Die neuen Autos verweisen auf die Achillesferse der jungen Regierung. Es zeugt von fehlendem Instinkt für die Stimmung in der Bevölkerung, dass Marial die vielen neuen Fahrzeuge nicht lieber verschweigt. Denn bei fast allen handelt es sich um exklusive Modelle teurer Marken. Alle in Juba fragen sich, wo das Geld für die Luxusautos herkommt. Die Antwort gibt es auch: Die Quelle des Reichtums ist die allseits verbreitete Korruption. Marial streitet das nicht ab. Er verweist darauf, dass das Parlament die Anti-Korruptionsbehörde inzwischen mit den wesentlichen Befugnissen ausgestattet hat. Was heißt, dass sie bis dahin machtlos war.



Zu 98 Prozent vom Ölexport abhängig

Faktisch ist der Südsudan ein Jahr nach seiner Gründung bankrott. Die Weltbank warnte schon im Mai vor dem Kollaps des Staates. Die politische Elite füllt sich die Taschen und treibt das Land dadurch in den Ruin. In einem spektakulären Schritt machte das sogar Präsident Salva Kiir Anfang Juni öffentlich.

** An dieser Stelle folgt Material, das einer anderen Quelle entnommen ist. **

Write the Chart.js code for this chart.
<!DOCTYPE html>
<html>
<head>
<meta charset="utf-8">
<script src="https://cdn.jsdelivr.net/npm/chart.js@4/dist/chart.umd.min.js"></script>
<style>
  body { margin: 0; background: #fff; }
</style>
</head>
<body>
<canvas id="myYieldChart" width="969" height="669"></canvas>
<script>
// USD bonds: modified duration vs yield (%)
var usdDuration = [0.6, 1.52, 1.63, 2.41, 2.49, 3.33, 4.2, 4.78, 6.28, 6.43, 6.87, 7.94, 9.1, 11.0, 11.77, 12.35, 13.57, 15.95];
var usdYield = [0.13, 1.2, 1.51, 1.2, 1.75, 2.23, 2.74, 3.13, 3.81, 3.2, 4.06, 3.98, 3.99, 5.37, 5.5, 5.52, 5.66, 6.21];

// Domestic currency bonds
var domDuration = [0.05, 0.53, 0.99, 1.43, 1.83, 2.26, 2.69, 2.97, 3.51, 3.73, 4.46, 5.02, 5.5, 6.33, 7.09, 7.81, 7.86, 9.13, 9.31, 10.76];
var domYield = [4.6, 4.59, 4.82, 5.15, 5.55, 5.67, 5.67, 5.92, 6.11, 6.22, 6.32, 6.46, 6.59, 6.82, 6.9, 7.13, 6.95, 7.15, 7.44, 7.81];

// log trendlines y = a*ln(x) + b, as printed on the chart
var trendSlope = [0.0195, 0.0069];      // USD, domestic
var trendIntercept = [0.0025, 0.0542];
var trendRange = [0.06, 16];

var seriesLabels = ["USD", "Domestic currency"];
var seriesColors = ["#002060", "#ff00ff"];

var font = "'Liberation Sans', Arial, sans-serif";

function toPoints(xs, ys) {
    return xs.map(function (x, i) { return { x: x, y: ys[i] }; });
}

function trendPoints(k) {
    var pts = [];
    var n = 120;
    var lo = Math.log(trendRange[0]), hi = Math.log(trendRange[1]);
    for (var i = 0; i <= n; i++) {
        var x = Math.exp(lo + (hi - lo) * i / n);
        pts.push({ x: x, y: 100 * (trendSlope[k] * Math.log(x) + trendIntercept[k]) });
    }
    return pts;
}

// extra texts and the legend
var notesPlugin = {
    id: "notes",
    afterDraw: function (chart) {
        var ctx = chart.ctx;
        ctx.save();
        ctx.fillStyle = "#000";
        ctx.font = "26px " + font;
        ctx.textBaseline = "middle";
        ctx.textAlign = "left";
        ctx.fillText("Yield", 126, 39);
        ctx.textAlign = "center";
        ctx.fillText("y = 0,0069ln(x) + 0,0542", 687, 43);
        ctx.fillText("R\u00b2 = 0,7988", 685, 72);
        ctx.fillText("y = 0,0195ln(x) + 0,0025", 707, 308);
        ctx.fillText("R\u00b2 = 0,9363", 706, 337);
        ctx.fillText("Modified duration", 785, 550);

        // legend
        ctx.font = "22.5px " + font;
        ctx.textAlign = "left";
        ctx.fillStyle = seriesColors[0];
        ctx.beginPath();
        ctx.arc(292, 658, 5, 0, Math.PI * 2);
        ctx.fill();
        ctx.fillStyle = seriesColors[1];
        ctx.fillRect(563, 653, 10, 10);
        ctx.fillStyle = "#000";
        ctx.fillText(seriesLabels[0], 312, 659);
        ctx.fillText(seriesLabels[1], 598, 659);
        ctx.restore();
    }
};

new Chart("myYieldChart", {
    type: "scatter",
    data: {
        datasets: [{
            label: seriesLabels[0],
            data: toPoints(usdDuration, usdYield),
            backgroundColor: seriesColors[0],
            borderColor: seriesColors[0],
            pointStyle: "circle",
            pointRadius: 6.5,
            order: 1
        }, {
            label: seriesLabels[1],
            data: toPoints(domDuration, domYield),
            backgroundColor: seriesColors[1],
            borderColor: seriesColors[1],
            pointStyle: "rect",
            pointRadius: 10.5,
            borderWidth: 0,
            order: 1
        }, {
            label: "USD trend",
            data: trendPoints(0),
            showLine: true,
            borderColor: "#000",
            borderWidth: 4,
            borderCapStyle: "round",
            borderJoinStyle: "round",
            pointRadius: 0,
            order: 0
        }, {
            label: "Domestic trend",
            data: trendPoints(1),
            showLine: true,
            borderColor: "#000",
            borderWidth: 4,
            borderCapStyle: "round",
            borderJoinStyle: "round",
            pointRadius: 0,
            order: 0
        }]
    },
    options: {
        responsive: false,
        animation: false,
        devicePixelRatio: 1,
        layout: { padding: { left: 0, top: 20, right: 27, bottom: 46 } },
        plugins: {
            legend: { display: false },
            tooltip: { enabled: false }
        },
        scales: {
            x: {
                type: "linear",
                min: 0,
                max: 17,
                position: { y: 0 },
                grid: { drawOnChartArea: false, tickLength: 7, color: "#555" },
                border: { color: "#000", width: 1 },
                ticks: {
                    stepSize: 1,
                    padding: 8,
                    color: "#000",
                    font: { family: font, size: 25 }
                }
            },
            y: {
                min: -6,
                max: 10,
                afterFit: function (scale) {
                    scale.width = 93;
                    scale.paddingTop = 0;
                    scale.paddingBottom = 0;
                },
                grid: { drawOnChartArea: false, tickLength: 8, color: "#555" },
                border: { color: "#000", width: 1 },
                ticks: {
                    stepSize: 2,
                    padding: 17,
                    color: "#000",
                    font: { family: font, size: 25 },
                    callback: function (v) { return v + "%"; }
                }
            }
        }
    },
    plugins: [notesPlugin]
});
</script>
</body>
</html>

In einem Schreiben forderte der Staatschef 75 Minister, Staatssekretäre und Beamte auf, Geld an den Staat zurückzuzahlen. "Rund vier Milliarden Dollar sind verschwunden", schrieb Kiir. "Oder, um es einfacher zu sagen, von ehemaligen oder derzeitigen Beamten und von korrupten Individuen mit engen Drähten zu Mitarbeitern der Regierung gestohlen worden."

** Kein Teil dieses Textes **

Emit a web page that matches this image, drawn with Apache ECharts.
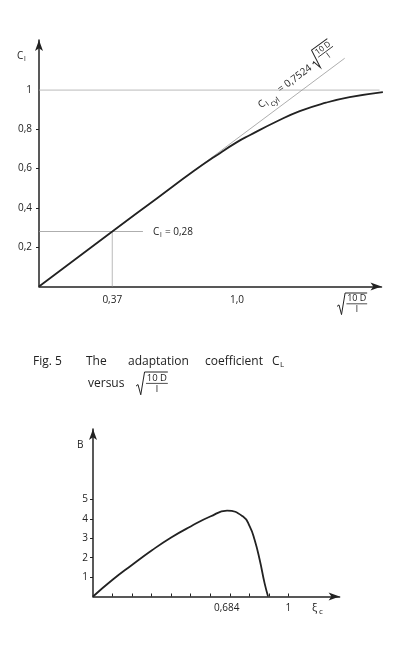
<!DOCTYPE html>
<html>
<head>
<meta charset="utf-8">
<script src="https://cdn.jsdelivr.net/npm/echarts@6/dist/echarts.min.js"></script>
<style>
  html, body { margin: 0; padding: 0; background: #fff; }
  #chart { width: 410px; height: 651px; }
</style>
</head>
<body>
<div id="chart"></div>
<script>
// upper figure: C_l versus sqrt(10D/l)
const clX = [0, 0.37, 0.6, 0.778, 0.9, 1.0, 1.064, 1.2, 1.317, 1.45, 1.569, 1.737];
const clY = [0, 0.28, 0.452, 0.585, 0.67, 0.735, 0.77, 0.84, 0.893, 0.936, 0.964, 0.99];
const cylX = [0, 1.544];
const cylY = [0, 1.162];
const unityX = [0, 1.72];
const unityY = [1, 1];
const refX = 0.37;
const refY = 0.28;
const refLineEndX = 0.525;
const topXLabels = [0.37, 1.0];
const topYLabels = [0.2, 0.4, 0.6, 0.8, 1];
const topYTicks = [0.2, 0.4, 0.6, 0.8];

// lower figure: B versus xi_c
const bX = [0, 0.1, 0.196, 0.3, 0.4, 0.5, 0.6, 0.686, 0.768, 0.802, 0.827, 0.853, 0.878, 0.896];
const bY = [0, 0.86, 1.6, 2.37, 3.04, 3.61, 4.12, 4.42, 4.12, 3.61, 2.92, 1.89, 0.69, 0];
const botXTicks = [0.1, 0.2, 0.3, 0.4, 0.5, 0.6, 0.7, 0.8, 0.9, 1.0];
const botXLabels = [0.684, 1];
const botYLabels = [1, 2, 3, 4, 5];

const zip = (xs, ys) => xs.map((x, i) => [x, ys[i]]);
const FONT = 'Open Sans';
const INK = '#222';
const comma = (v) => String(v).replace('.', ',');

const txt = (x, y, text, size, extra) => Object.assign({
  type: 'text', x, y,
  style: { text, fontFamily: FONT, fontSize: size, fill: INK, textVerticalAlign: 'middle' }
}, extra || {});

// radical sign with fraction 10 D / l
function radical(x, y, fs, rotation) {
  const w = fs * 2.3;
  const h = fs * 2.4;
  const x0 = fs * 1.05;
  return {
    type: 'group', x, y, rotation: rotation || 0,
    children: [
      { type: 'polyline', shape: { points: [[0, h * 0.62], [2, h * 0.55], [fs * 0.5, h], [fs * 0.9, 0], [x0 + w, 0]] },
        style: { stroke: INK, lineWidth: 1, fill: null } },
      { type: 'text', x: x0 + w / 2, y: h * 0.27, style: { text: '10 D', fontFamily: FONT, fontSize: fs, fill: INK, align: 'center', verticalAlign: 'middle' } },
      { type: 'line', shape: { x1: x0, y1: h * 0.5, x2: x0 + w, y2: h * 0.5 }, style: { stroke: INK, lineWidth: 0.8 } },
      { type: 'text', x: x0 + w / 2, y: h * 0.76, style: { text: 'l', fontFamily: FONT, fontSize: fs, fill: INK, align: 'center', verticalAlign: 'middle' } }
    ]
  };
}

const rot = 36.5 * Math.PI / 180;

const chart = echarts.init(document.getElementById('chart'));
chart.setOption({
  backgroundColor: '#fff',
  animation: false,
  grid: [
    { left: 39, top: 40, width: 342.5, height: 246.5 },
    { left: 93, top: 429, width: 246.6, height: 167.5 }
  ],
  xAxis: [
    {
      gridIndex: 0, type: 'value', min: 0, max: 1.73,
      axisLine: { lineStyle: { color: INK, width: 1.5 }, symbol: ['none', 'arrow'], symbolSize: [6, 11] },
      axisTick: { show: false },
      splitLine: { show: false },
      axisLabel: { customValues: topXLabels, color: INK, fontFamily: FONT, fontSize: 10, margin: 9,
        formatter: (v) => (v === 1 ? '1,0' : comma(v)) }
    },
    {
      gridIndex: 1, type: 'value', min: 0, max: 1.262,
      axisLine: { lineStyle: { color: INK, width: 1.5 }, symbol: ['none', 'arrow'], symbolSize: [6, 11] },
      axisTick: { customValues: botXTicks, inside: true, length: 3, lineStyle: { color: INK } },
      splitLine: { show: false },
      axisLabel: { customValues: botXLabels, color: INK, fontFamily: FONT, fontSize: 10, margin: 7,
        formatter: (v) => comma(v) }
    }
  ],
  yAxis: [
    {
      gridIndex: 0, type: 'value', min: 0, max: 1.255,
      axisLine: { lineStyle: { color: INK, width: 1.5 }, symbol: ['none', 'arrow'], symbolSize: [6, 11] },
      axisTick: { customValues: topYTicks, length: 3, lineStyle: { color: INK } },
      splitLine: { show: false },
      axisLabel: { customValues: topYLabels, color: INK, fontFamily: FONT, fontSize: 10, margin: 7,
        formatter: (v) => (v === 1 ? '1' : comma(v)) }
    },
    {
      gridIndex: 1, type: 'value', min: 0, max: 8.63,
      axisLine: { lineStyle: { color: INK, width: 1.5 }, symbol: ['none', 'arrow'], symbolSize: [6, 11] },
      axisTick: { customValues: botYLabels, length: 3, lineStyle: { color: INK } },
      splitLine: { show: false },
      axisLabel: { customValues: botYLabels, color: INK, fontFamily: FONT, fontSize: 10, margin: 5 }
    }
  ],
  series: [
    { type: 'line', xAxisIndex: 0, yAxisIndex: 0, data: zip(unityX, unityY), showSymbol: false,
      lineStyle: { color: '#aaa', width: 0.8 } },
    { type: 'line', xAxisIndex: 0, yAxisIndex: 0, data: zip(cylX, cylY), showSymbol: false,
      lineStyle: { color: '#999', width: 0.8 } },
    { type: 'line', xAxisIndex: 0, yAxisIndex: 0, data: [[0, refY], [refLineEndX, refY]], showSymbol: false,
      lineStyle: { color: '#999', width: 0.8 } },
    { type: 'line', xAxisIndex: 0, yAxisIndex: 0, data: [[refX, 0], [refX, refY]], showSymbol: false,
      lineStyle: { color: '#aaa', width: 0.8 } },
    { type: 'line', xAxisIndex: 0, yAxisIndex: 0, data: zip(clX, clY), smooth: true,
      showSymbol: false, lineStyle: { color: INK, width: 1.8 } },
    { type: 'line', xAxisIndex: 1, yAxisIndex: 1, data: zip(bX, bY), smooth: true,
      showSymbol: false, lineStyle: { color: INK, width: 1.8 } }
  ],
  graphic: [
    // y label C_l
    txt(17, 56, 'C', 10), txt(24, 59, 'l', 7),
    // C_l = 0,28
    txt(153, 232, 'C', 10), txt(160, 235, 'l', 7), txt(165, 232, '= 0,28', 10),
    // x-axis label
    radical(337, 293, 9),
    // rotated formula along the tangent line
    {
      type: 'group', x: 263, y: 111, rotation: rot,
      children: [
        txt(0, -6, 'C', 10), txt(7, -3, 'l', 7), txt(10, 0, 'cyl', 8), txt(25, -7, '= 0,7524', 10),
        radical(68, -20, 8)
      ]
    },
    // caption
    txt(33, 362, 'Fig. 5', 12), txt(86, 362, 'The', 12), txt(128, 362, 'adaptation', 12),
    txt(205, 362, 'coefficient', 12), txt(272, 362, 'C', 12), txt(280, 365, 'L', 8),
    txt(88, 384, 'versus', 12), radical(136, 372, 9.5),
    // lower figure labels
    txt(77, 445, 'B', 10),
    txt(312, 608, 'ξ', 11), txt(319, 612, 'c', 8)
  ]
});
</script>
</body>
</html>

Zudem hat der Südsudan seit Januar fast keine Einnahmen mehr. Im Streit mit der Regierung des einstigen Mutterlandes im Norden stellte er die Ölförderung ein, obwohl er wirtschaftlich zu 98 Prozent vom Ölexport abhängig ist. "Man mag sich gar nicht ausmalen, was passiert, wenn diese Einnahmen über einen längeren Zeitraum wegfallen", sagt Wolf-Christian Paese vom Internationalen Konversionszentrum in Bonn, der die Regierung in Jura berät. Wenn Staatsbedienstete, Polizisten und Militärs einmal nicht mehr bezahlt werden könnten, könnte es gefährlich werden.



Wichtige Rolle für Hilfswerke

Marial verteidigt trotzdem den radikalen Schritt seiner Regierung. Der Norden habe für die Durchleitung des Erdöls zum Meer 36 US-Dollar pro Barrel (je 159 Liter) verlangt. "Aber internationaler Standard und gute Praxis sind etwas anderes." So zahle Aserbaidschan für Öl, das durch Georgien und die Türkei fließt, nur 15 bis 25 Cent pro Barrel, der Tschad an Kamerun 40 Cent. Außerdem habe der Norden Erdöl im Wert von 815 Millionen Dollar unterschlagen. "Da ist es doch besser, wir lassen unser Öl in der Erde und heben es auf, bis wir eigene Pipelines haben." Doch das würde Jahre dauern, der Südsudan hat keinen Zugang zum Meer.



Obwohl beide sudanesische Staaten wirtschaftlich kurz vor dem Kollaps stehen, setzen sie weiter auf Konfrontation. Nur stärkster internationaler Druck konnte den nächsten Krieg bisher verhindern. Der Status Quo lässt sich trotzdem nicht als "Frieden" bezeichnen. Die Vereinten Nationen beschuldigen beide Staaten, die gemeinsame Grenze regelmäßig zu verletzen. In den umstrittenen Regionen Abyei, Blauer Nil und Süd-Kordofan wird regelmäßig gekämpft.



Dabei hat der Aufbau staatlicher Dienstleistungen noch nicht einmal angefangen. "Außerhalb der größeren Städte gibt es weder ein funktionierendes Gesundheitswesen, noch ein funktionierendes Bildungswesen, noch eine funktionierende Polizei", bilanziert Paes. Alles hängt von Hilfswerken und ihren Spenden ab. So ist der Mangel allgegenwärtig, und die Bevölkerung von ihrer jungen Regierung enttäuscht.